35.4 Omgevingsvergunning voor het uitvoeren van een werk, geen bouwwerk zijnde, of van werkzaamheden
a. Het is verboden zonder of in afwijking van een omgevingsvergunning de volgende andere werken of werkzaamheden uit te voeren of te laten uitvoeren:
1. grondwerkzaamheden dieper dan 0,3 m onder het maaiveld over een oppervlakte van meer dan 500 m2, waartoe worden gerekend diepploegen, mengwoelen, egaliseren van natuurlijk reliëf, ontginnen, aanleggen of vergraven van sloten, het aanleggen of rooien van bos of boomgaard, waarbij stobben worden verwijderd;
2. bodem verlagen of afgraven (ook voor het verwijderen van bestaande funderingen) van gronden waarvoor geen ontgrondingenvergunning is vereist;
3. het aanplanten van bomen of een houtig gewas voor zover het gaat om planten waar bij de oogst van de plant dan wel het verwijderen van de gehele plant, de bodem dieper dan 0,3 m onder het maaiveld leggen of rooien van bos of boomgaard waarbij stobben worden verwijderd;
4. het aanleggen van ondergrondse transport-, energie- of telecommunicatieleidingen en daarmee verband houdende constructies, installaties of apparatuur.

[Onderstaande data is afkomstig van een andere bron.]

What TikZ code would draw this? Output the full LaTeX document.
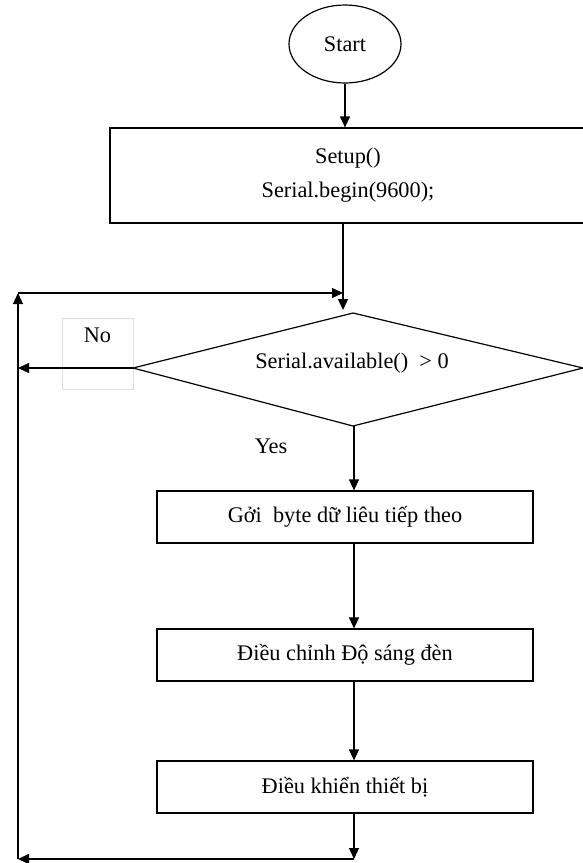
\documentclass[tikz,border=0pt]{standalone}
\usepackage{fontspec}
\setmainfont{Liberation Serif}
\usetikzlibrary{shapes.geometric,arrows.meta}
\begin{document}
\begin{tikzpicture}[x=1pt,y=-1pt,
  font=\fontsize{22.3}{26}\selectfont,
  line width=1.2pt,
  arr/.style={-{Triangle[length=11pt,width=10pt]}},
  procbox/.style={draw, rectangle, minimum width=376pt, minimum height=52pt, inner sep=0pt},
  nobox/.style={draw=gray!25, line width=0.7pt, minimum width=71pt, minimum height=71pt, align=center, inner sep=0pt}]
\useasboundingbox (0,0) rectangle (583,863);
\clip (0,0) rectangle (583,863);

% nodes
\node[draw, ellipse, minimum width=112pt, minimum height=78pt, inner sep=0pt] (start) at (345,44) {Start};
\node[draw, rectangle, minimum width=476pt, minimum height=95pt, align=center] (setup) at (348,175.5) {Setup()\\[8pt]Serial.begin(9600);};
\node[nobox] (no) at (97.5,353.5) {No\\[2pt]\strut};

% decision diamond
\coordinate (dT) at (353,313);
\coordinate (dB) at (353,426);
\coordinate (dL) at (133,368);
\coordinate (dR) at (583,368);
\draw (dL) -- (dT) -- (dR) -- (dB) -- cycle;
\node (dec) at (352,363) {Serial.available()~ > 0};

\node (yes) at (271,446) {Yes};
\node[procbox] (b1) at (345,517) {Gởi~ byte dữ liêu tiếp theo};
\node[procbox] (b2) at (345,655) {Điều chỉnh Độ sáng đèn};
\node[procbox] (b3) at (345,787) {Điều khiển thiết bị};

% helper coordinates
\coordinate (sp) at (354,0);
\coordinate (tm) at (343,293);
\coordinate (dtop) at (343,310);
\coordinate (tl) at (18,293);
\coordinate (bl) at (18,859);
\coordinate (bm) at (354,859);

% connectors
\draw[arr] (start.south) -- (start.south |- setup.north);
\draw[arr] (setup.south -| tm) -- (dtop);
\draw[arr] (dL) -- (dL -| tl);
\draw[arr] (dB -| sp) -- (b1.north -| sp);
\draw[arr] (b1.south -| sp) -- (b2.north -| sp);
\draw[arr] (b2.south -| sp) -- (b3.north -| sp);
\draw[arr] (b3.south -| sp) -- (bm);
\draw[arr] (bm) -- (bl);
\draw[arr] (bl) -- (tl);
\draw[arr] (tl) -- (tm);
\end{tikzpicture}
\end{document}
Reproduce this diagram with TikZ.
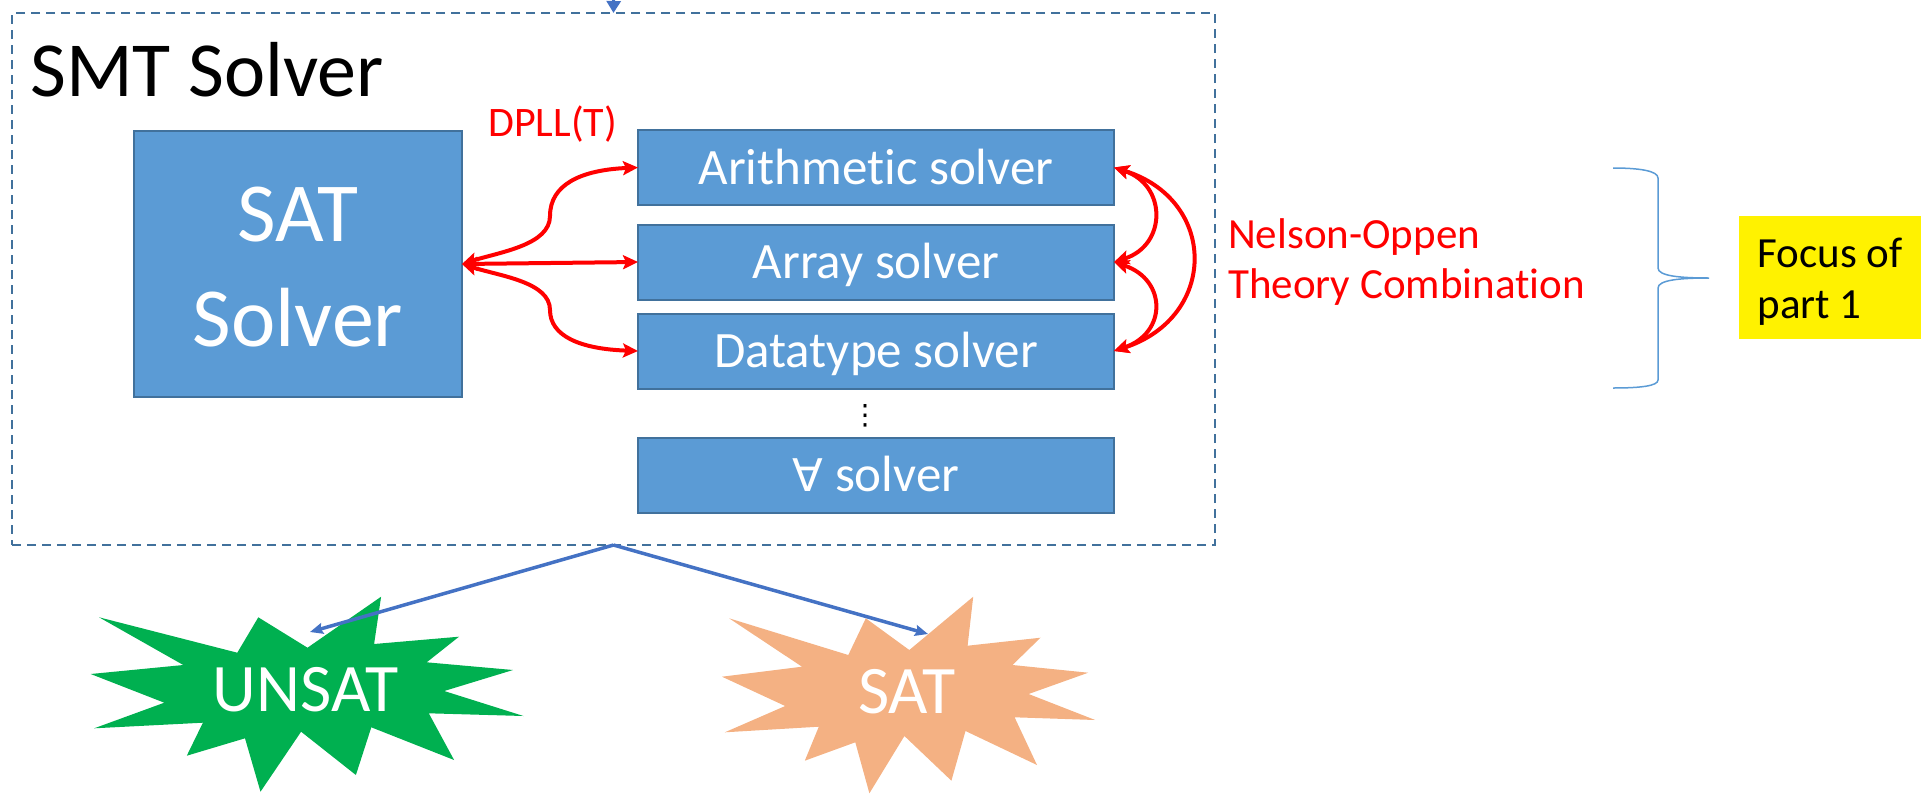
\documentclass[tikz,border=0pt]{standalone}
\usepackage{fontspec}
\setmainfont[Ligatures={NoCommon}]{Carlito}
\newfontfamily\symfont{DejaVu Sans}
\usetikzlibrary{arrows.meta}
\definecolor{boxblue}{HTML}{5B9BD5}
\definecolor{boxedge}{HTML}{41719C}
\definecolor{linkblue}{HTML}{4472C4}
\definecolor{unsatgreen}{HTML}{00B050}
\definecolor{satpeach}{HTML}{F4B183}
\begin{document}
\begin{tikzpicture}[x=1pt,y=-1pt,
  solverbox/.style={draw=boxedge, line width=2pt, fill=boxblue, minimum width=476pt,
    minimum height=75pt, inner sep=0pt, outer sep=0pt, text=white,
    font=\fontsize{51}{61}\selectfont, text height=33pt, text depth=0pt},
  redtip/.tip={Stealth[length=15pt,width=14pt,inset=3pt]},
  redlink/.style={draw=red, line width=4pt, redtip-redtip},
  bluelink/.style={draw=linkblue, line width=3.5pt, -{Stealth[length=13pt,width=11pt,inset=2pt]}},
  starlabel/.style={text=white, inner sep=0pt, font=\fontsize{68}{80}\selectfont,
    text height=44pt, text depth=0pt}
]
\useasboundingbox (0,0) rectangle (1927,793);

% outer SMT box
\node[draw=boxedge, line width=2pt, dash pattern=on 9pt off 6pt, minimum width=1203pt,
  minimum height=532pt, inner sep=0pt, outer sep=0pt] (smt) at (613.5,279) {};
\node[anchor=base west, inner sep=0pt, font=\fontsize{78}{94}\selectfont] (smttitle) at (30,96) {SMT Solver};

% incoming arrow
\coordinate (topin) at (614,-20);
\draw[linkblue, line width=3pt, -{Triangle[length=12pt,width=14pt]}] (topin) -- (smt.north);

% SAT solver
\node[draw=boxedge, line width=2pt, fill=boxblue, minimum width=328pt, minimum height=266pt,
  inner sep=0pt, outer sep=0pt, text=white, align=center,
  font=\fontsize{84}{105}\selectfont, text height=164pt, text depth=0pt] (sat) at (298,264) {SAT\\Solver};

% theory solvers
\node[solverbox] (arith) at (876,167.5) {Arithmetic solver};
\node[solverbox] (array) at (876,262) {Array solver};
\node[solverbox] (dtype) at (876,351) {Datatype solver};
\node[inner sep=0pt, font=\symfont\fontsize{28}{30}\selectfont] (dots) at (865,416) {⋮};
\node[solverbox] (forall) at (876,475) {{\symfont\fontsize{45}{50}\selectfont ∀} solver};

\node[anchor=base west, inner sep=0pt, text=red, font=\fontsize{42}{50}\selectfont] (dpll) at (488,136) {DPLL(T)};

% DPLL(T) arrows
\draw[redlink] (sat.east) .. controls (500,252) and (550,245) .. (550,216)
  .. controls (550,185) and (580,170) .. (arith.west);
\draw[redlink] (sat.east) -- (array.west);
\draw[redlink] (sat.east) .. controls (500,276) and (550,282) .. (550,310)
  .. controls (550,336) and (580,349) .. (dtype.west);

% Nelson-Oppen arrows
\draw[redlink] (arith.east) .. controls (1167,185) and (1167,245) .. (array.east);
\draw[redlink] (array.east) .. controls (1167,280) and (1167,333) .. (dtype.east);
\draw[redlink] (arith.east) .. controls (1218,200) and (1218,317) .. (dtype.east);

\node[anchor=base west, align=left, inner sep=0pt, text=red, font=\fontsize{43}{50}\selectfont]
  (nelson) at (1228,298) {Nelson-Oppen\\Theory Combination};

% brace
\coordinate (bracetip) at (1709,278);
\draw[boxblue, line width=1.5pt] (1613,168) .. controls (1640,168) and (1658,171) .. (1658,178)
  -- (1658,268) .. controls (1658,276) and (1680,278) .. (bracetip)
  .. controls (1680,278) and (1658,280) .. (1658,288)
  -- (1658,380) .. controls (1658,386) and (1640,388) .. (1613,388);

% focus box
\node[fill=yellow, minimum width=182pt, minimum height=123pt, inner sep=0pt, align=left,
  font=\fontsize{43}{51}\selectfont, text height=81pt, text depth=0pt] (focus) at (1830,277.5) {Focus of\\part 1};

% result stars
\fill[unsatgreen] (99.1,617.3) -- (183.3,665) -- (90.7,674) -- (164.3,702.7) -- (94.2,728.3)
  -- (202.9,722.7) -- (186.8,755.7) -- (245,738.3) -- (260.5,791.7) -- (301.1,731.7)
  -- (355.9,775) -- (371.3,727.3) -- (454.1,760) -- (428.8,713.3) -- (523.5,716)
  -- (444.2,691) -- (513,670) -- (426.7,662.3) -- (459,636.7) -- (374.1,644)
  -- (381.1,596.7) -- (307.5,647.7) -- (258.3,617.3) -- (237.3,652.7) -- cycle;
\fill[satpeach] (729.1,618.3) -- (802,666.7) -- (722,676.7) -- (785.2,706) -- (724.8,732.3)
  -- (818.8,726.7) -- (804.8,760.7) -- (855.3,742.3) -- (869.4,793.3) -- (904.4,736)
  -- (951.4,780.7) -- (965.5,731) -- (1037,765) -- (1014.6,717.3) -- (1095.2,720)
  -- (1028.6,694) -- (1088.2,672.7) -- (1012.5,665) -- (1040.5,637.7) -- (967.6,645.7)
  -- (973.2,596.7) -- (909.3,650) -- (865.8,618.3) -- (848.3,655) -- cycle;
\node[starlabel] (unsat) at (305.6,689) {UNSAT};
\node[starlabel] (satres) at (907,691) {SAT};

% result arrows
\coordinate (unsattip) at (310,632);
\coordinate (sattip) at (928,634);
\draw[bluelink] (smt.south) -- (unsattip);
\draw[bluelink] (smt.south) -- (sattip);
\end{tikzpicture}
\end{document}
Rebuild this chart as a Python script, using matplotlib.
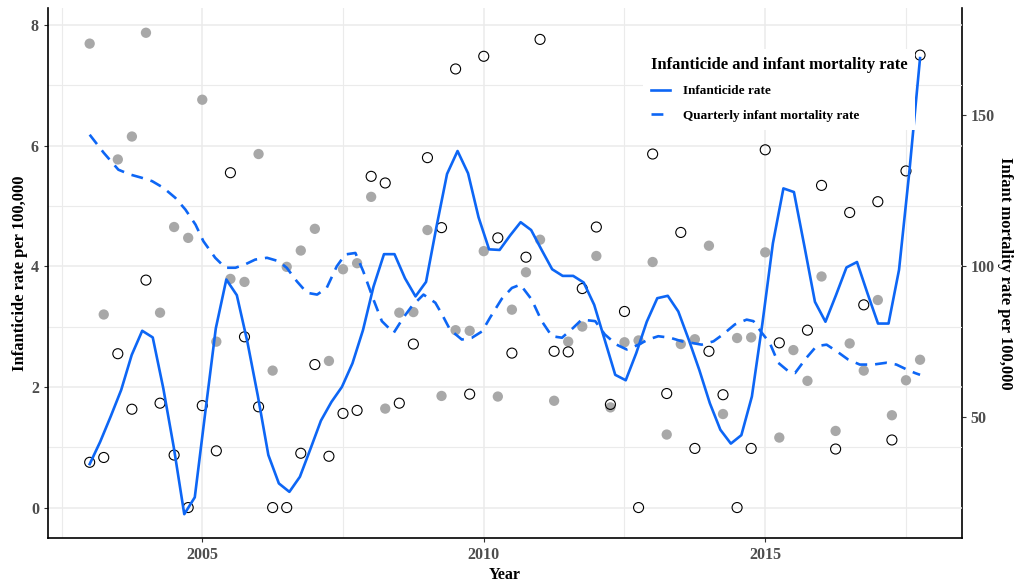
import numpy as np
import matplotlib.pyplot as plt

plt.rcParams['font.family'] = ['Liberation Serif', 'DejaVu Serif']
plt.rcParams['font.weight'] = 'bold'

# quarterly observations, 2003 Q1 .. 2017 Q4
quarter = np.arange(2003, 2018, 0.25)
infanticide = [0.75, 0.83, 2.55, 1.63, 3.77, 1.73, 0.87, 0.00, 1.69, 0.94,
               5.55, 2.83, 1.67, 0.00, 0.00, 0.90, 2.37, 0.85, 1.56, 1.61,
               5.49, 5.38, 1.73, 2.71, 5.80, 4.64, 7.27, 1.88, 7.48, 4.47,
               2.56, 4.15, 7.76, 2.59, 2.58, 3.63, 4.65, 1.71, 3.25, 0.00,
               5.86, 1.89, 4.56, 0.98, 2.59, 1.87, 0.00, 0.98, 5.93, 2.73,
               7.00, 2.94, 5.34, 0.97, 4.89, 3.36, 5.07, 1.12, 5.58, 7.50]
mortality = [173.8, 84.0, 135.4, 143.0, 177.4, 84.6, 113.0, 109.4, 155.2, 75.0,
             95.8, 94.8, 137.2, 65.4, 99.8, 105.2, 112.4, 68.6, 99.0, 101.0,
             123.0, 52.8, 84.6, 84.8, 112.0, 57.0, 78.8, 78.6, 105.0, 56.8,
             85.6, 98.0, 108.8, 55.4, 75.0, 80.0, 103.4, 53.2, 74.8, 75.4,
             101.4, 44.2, 74.2, 75.8, 106.8, 51.0, 76.2, 76.4, 104.6, 43.2,
             72.2, 62.0, 96.6, 45.4, 74.4, 65.4, 88.8, 50.6, 62.2, 69.0]

# smoothed infanticide rate (80 evaluation points)
smooth_year = np.linspace(2003, 2017.75, 80)
infanticide_smooth = [0.72, 1.09, 1.51, 1.95, 2.53, 2.93, 2.82, 1.98, 1.00, -0.11,
                      0.17, 1.58, 2.97, 3.78, 3.52, 2.75, 1.85, 0.87, 0.40, 0.26,
                      0.51, 0.97, 1.44, 1.75, 2.00, 2.39, 2.94, 3.66, 4.20, 4.20,
                      3.80, 3.50, 3.74, 4.66, 5.53, 5.91, 5.54, 4.81, 4.28, 4.27,
                      4.51, 4.73, 4.60, 4.27, 3.95, 3.84, 3.84, 3.73, 3.36, 2.78,
                      2.20, 2.11, 2.56, 3.08, 3.47, 3.51, 3.25, 2.78, 2.28, 1.73,
                      1.29, 1.06, 1.20, 1.84, 3.05, 4.38, 5.29, 5.23, 4.33, 3.41,
                      3.08, 3.52, 3.98, 4.07, 3.55, 3.05, 3.05, 3.94, 5.60, 7.45]

# smoothed quarterly infant mortality rate
mort_smooth_year = [2003.00, 2003.25, 2003.51, 2003.72, 2003.93, 2004.11, 2004.31, 2004.52,
                    2004.70, 2004.88, 2005.02, 2005.23, 2005.41, 2005.59, 2005.76, 2005.94,
                    2006.15, 2006.35, 2006.50, 2006.68, 2006.86, 2007.04, 2007.21, 2007.39,
                    2007.54, 2007.72, 2007.86, 2008.04, 2008.19, 2008.40, 2008.57, 2008.72,
                    2008.93, 2009.14, 2009.26, 2009.40, 2009.61, 2009.79, 2009.97, 2010.11,
                    2010.32, 2010.50, 2010.65, 2010.85, 2011.03, 2011.21, 2011.39, 2011.59,
                    2011.74, 2011.98, 2012.15, 2012.36, 2012.54, 2012.75, 2012.92, 2013.10,
                    2013.31, 2013.52, 2013.69, 2013.87, 2014.08, 2014.25, 2014.46, 2014.67,
                    2014.79, 2014.94, 2015.08, 2015.23, 2015.41, 2015.53, 2015.73, 2015.91,
                    2016.09, 2016.27, 2016.47, 2016.68, 2016.92, 2017.15, 2017.33, 2017.51,
                    2017.66, 2017.75]
mortality_smooth = [143.6, 137.6, 132.0, 130.4, 129.3, 128.2, 126.0, 122.7,
                    118.8, 113.8, 108.3, 102.8, 99.5, 99.5, 100.6, 102.2,
                    102.8, 101.7, 99.5, 95.0, 91.2, 90.6, 92.8, 100.0,
                    103.9, 104.4, 98.3, 89.0, 81.8, 77.9, 82.9, 86.7,
                    90.6, 87.9, 84.0, 79.0, 75.7, 76.3, 78.4, 82.9,
                    89.2, 92.8, 93.9, 89.0, 81.8, 76.8, 76.3, 79.6,
                    82.3, 81.8, 77.4, 74.0, 72.4, 74.0, 75.7, 76.8,
                    76.3, 75.1, 74.6, 74.0, 75.1, 77.4, 80.7, 82.3,
                    81.8, 77.9, 74.6, 68.0, 65.2, 64.6, 69.6, 73.5,
                    74.0, 71.8, 69.1, 67.4, 67.4, 68.0, 67.4, 65.8,
                    64.6, 64.0]


def to_left(m):
    return (np.asarray(m, dtype=float) - 20) / 20


def to_right(v):
    return np.asarray(v, dtype=float) * 20 + 20


blue = '#0d66f5'
tick_col = '#4d4d4d'

fig = plt.figure(figsize=(10.15, 5.86), dpi=100)
ax = fig.add_axes([0.0473, 0.0824, 0.9002, 0.9039])

ax.scatter(quarter, to_left(mortality), s=55, color='#a8a8a8', edgecolors='none', zorder=2)
ax.scatter(quarter, infanticide, s=52, facecolors='none', edgecolors='black', linewidths=0.8, zorder=3)
ax.plot(smooth_year, infanticide_smooth, color=blue, lw=1.9, label='Infanticide rate', zorder=4)
ax.plot(mort_smooth_year, to_left(mortality_smooth), color=blue, lw=1.9, ls=(0, (4.5, 3)),
        label='Quarterly infant mortality rate', zorder=4)

ax.set_xlim(2002.26, 2018.49)
ax.set_ylim(-0.5, 8.28)
ax.set_xticks([2005, 2010, 2015])
ax.set_xticks([2002.5, 2007.5, 2012.5, 2017.5], minor=True)
ax.set_yticks([0, 2, 4, 6, 8])
ax.set_yticks([1, 3, 5, 7], minor=True)
ax.grid(which='major', color='#ebebeb', lw=1.1, zorder=0)
ax.grid(which='minor', color='#ebebeb', lw=0.8, zorder=0)
ax.set_axisbelow(True)
ax.tick_params(which='minor', length=0)
ax.tick_params(which='major', length=3, width=0.8, color='#333333', labelcolor=tick_col, labelsize=11.5)

for s in ['top', 'right']:
    ax.spines[s].set_visible(False)
for s in ['left', 'bottom']:
    ax.spines[s].set_linewidth(1.2)

sec = ax.secondary_yaxis('right', functions=(to_right, to_left))
sec.set_yticks([50, 100, 150])
sec.tick_params(length=3, width=0.8, color='#333333', labelcolor=tick_col, labelsize=11.5)
sec.spines['right'].set_linewidth(1.2)
sec.set_ylabel('Infant mortality rate per 100,000', rotation=270, fontsize=12,
               fontweight='bold', labelpad=13)

ax.set_xlabel('Year', fontsize=11.5, fontweight='bold', labelpad=3)
ax.set_ylabel('Infanticide rate per 100,000', fontsize=12, fontweight='bold', labelpad=2)

leg = ax.legend(title='Infanticide and infant mortality rate', loc='upper left',
                bbox_to_anchor=(636 / 1015, 1 - 42 / 586), bbox_transform=fig.transFigure,
                fontsize=9.5, title_fontsize=11.9, handlelength=1.5, alignment='left',
                frameon=True, borderpad=0.6, labelspacing=0.95, handletextpad=1.0)
leg.get_title().set_fontweight('bold')
leg.get_frame().set_facecolor('white')
leg.get_frame().set_edgecolor('none')
leg.get_frame().set_alpha(1)
leg.get_frame().set_boxstyle('square', pad=0)
leg.set_zorder(10)

fig.savefig('out.png', dpi=100)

b. Het onder a opgenomen verbod geldt niet:
1. voor werken en werkzaamheden in het kader van het normale beheer en onderhoud, met inbegrip van onderhouds- en vervangingswerkzaamheden van bestaande bestratingen en beplantingen binnen bestaande tracés van kabels en leidingen;
2. het aanleggen van kabels en leidingen in sleuven van maximaal 0,50 m breed en 0,6 m onder maaiveld;
3. voor werken en werkzaamheden binnen een afstand van maximaal 2,50 m uit een bestaande fundering van een bestaand bouwwerk;
4. voor het uitvoeren van niet-bodemkerende werkzaamheden ten behoeve van het oplossen van een verdichte bodemstructuur (woelen) tot maximaal 0,4 m onder het maaiveld;
5. het aanbrengen van drainage;
6. ingeval op grond van de Monumentenwet 1988 een vergunning nodig is, dan wel overige bepalingen van de Monumentenwet 1988 van toepassing zijn;
7. voor werkzaamheden die plaatsvinden in relatie tot archeologisch onderzoek, uitgevoerd op basis van een door het bevoegd gezag goedgekeurd Programma van Eisen;
8. voor werken en werkzaamheden die reeds in uitvoering zijn of aanwezig zijn op het tijdstip van het van kracht worden van dit plan;
9. voor werken en werkzaamheden die mogen worden uitgevoerd krachtens een reeds verleende omgevingsvergunning.
c. Voor de onder a genoemde vergunning gelden de volgende beoordelingscriteria:
1. de vergunning kan slechts worden verleend voor zover de archeologische waarden niet onevenredig worden aangetast, wat moet blijken uit een onderzoek dat de aanvrager bij de aanvraag voor een omgevingsvergunning als bedoeld sub a moet overleggen. In het onderzoek moeten de archeologische waarden van de gronden waarop de aanvraag betrekking heeft naar het oordeel van het bevoegd gezag voldoende zijn vastgesteld. Als het onderzoek daarvoor aanleiding geeft, moet op advies van de erkend archeoloog zo nodig een opgraving plaatsvinden;
2. het overleggen van een onderzoek is niet nodig als naar het oordeel van het bevoegd gezag de archeologische waarde van het terrein in andere beschikbare informatie voldoende is vastgesteld.
d. Overeenkomstig het in artikel 2.22, tweede lid van de Wet algemene bepalingen omgevingsrecht bepaalde kan het bevoegd gezag aan de omgevingsvergunning voorschriften verbinden, waaronder:
1. de verplichting tot het treffen van technische maatregelen, waardoor (ondanks de uitvoering van een bouw- of aanlegplan) archeologische resten in de bodem kunnen worden behouden, zoals het aanbrengen van een beschermende bodemlaag of andere voorzieningen die op dit doel zijn gericht; of
2. de verplichting tot het doen van opgravingen op basis van een door het bevoegd gezag goedgekeurd Programma van Eisen; of
3. de verplichting de activiteit die tot een bodemverstoring leidt, te laten begeleiden door een archeologisch deskundige op basis van een door het bevoegd gezag goedgekeurd Programma van Eisen.